I should have been more careful with quoting. Putting it in opposition to "a reference book" of the pastor's conclusions makes the "a living member" statement quite helpful.

Let me flesh out the Incarnation argument (and tell me if I get Pagitt wrong). You wrote of Pagitt making the point that "if speaching was the most effective way to maturing believers and calling people to Christ, pastors would only have to replay the great historical sermons and watch their people grow." my question is this: does the living Word of God becoming flesh in Jesus make essential that the written word take on flesh through the preacher each Sunday? if yes, then there are lots of reasons not to replay the great historical sermons. (by "replay" i have in mind something like a tape-recorder, CD, etc.) the issue would not be effectiveness, but faithfulness to how God has revealed himself. so, if pagitt is asking the question, "what is effective?" i think it better to ask the question, "what implications does the Incarnation give us?" we may arrive at the same conclusion, but via different questions.
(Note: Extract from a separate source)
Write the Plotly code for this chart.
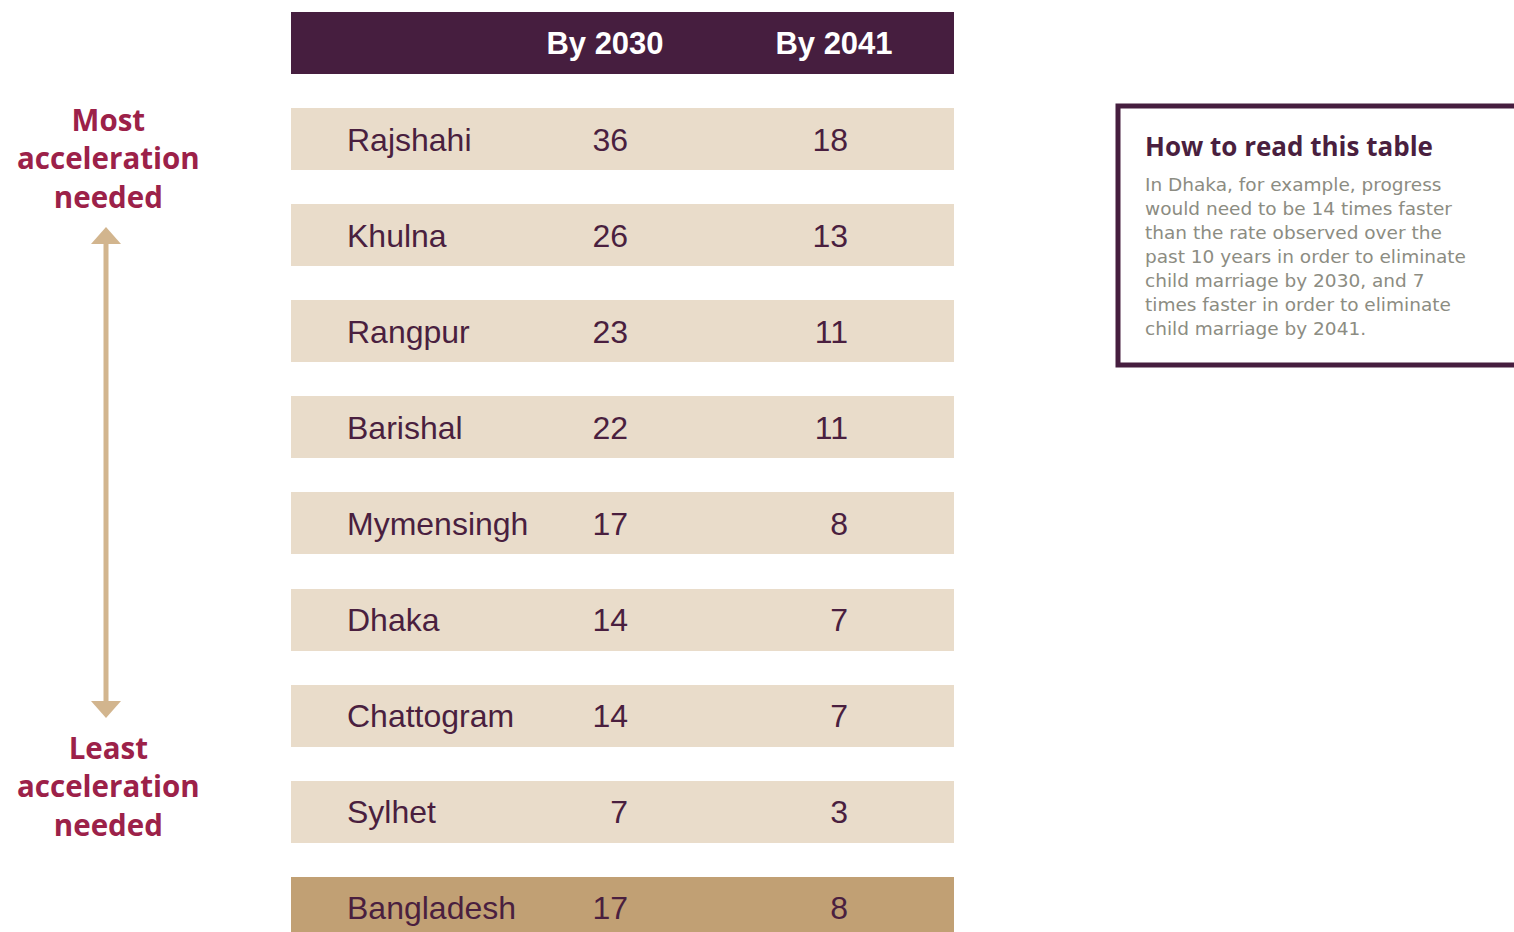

on the one hand i have no specific *Scriptural* evidence for this position. rather, it's a theological argument. if God reveals himself as a human being, then God's word should be revealed through human beings, as well (not bodiless voices like with a tape-recorder). a face to face on this point might be helpful--for theological and practical reasons! :D

Aaron Perry said...

Hey Opticalwaveguy. I would like to push back on one thing. You wrote: "Consider the interpretation of Word made Flesh to be the Character of God made Action." My issue here is that God was active prior to the Incarnation and always acts from his Character--not to mention his Character is always three Persons! :)

Aaron Perry said...

Hi Anonymous: Excellent post. I had not considered listening and preaching in terms of Job, but will now have to. Makes Beth's comments all the more important (while already being true!) about pastor's using the Bible as a reference book and finding therein their own conclusions.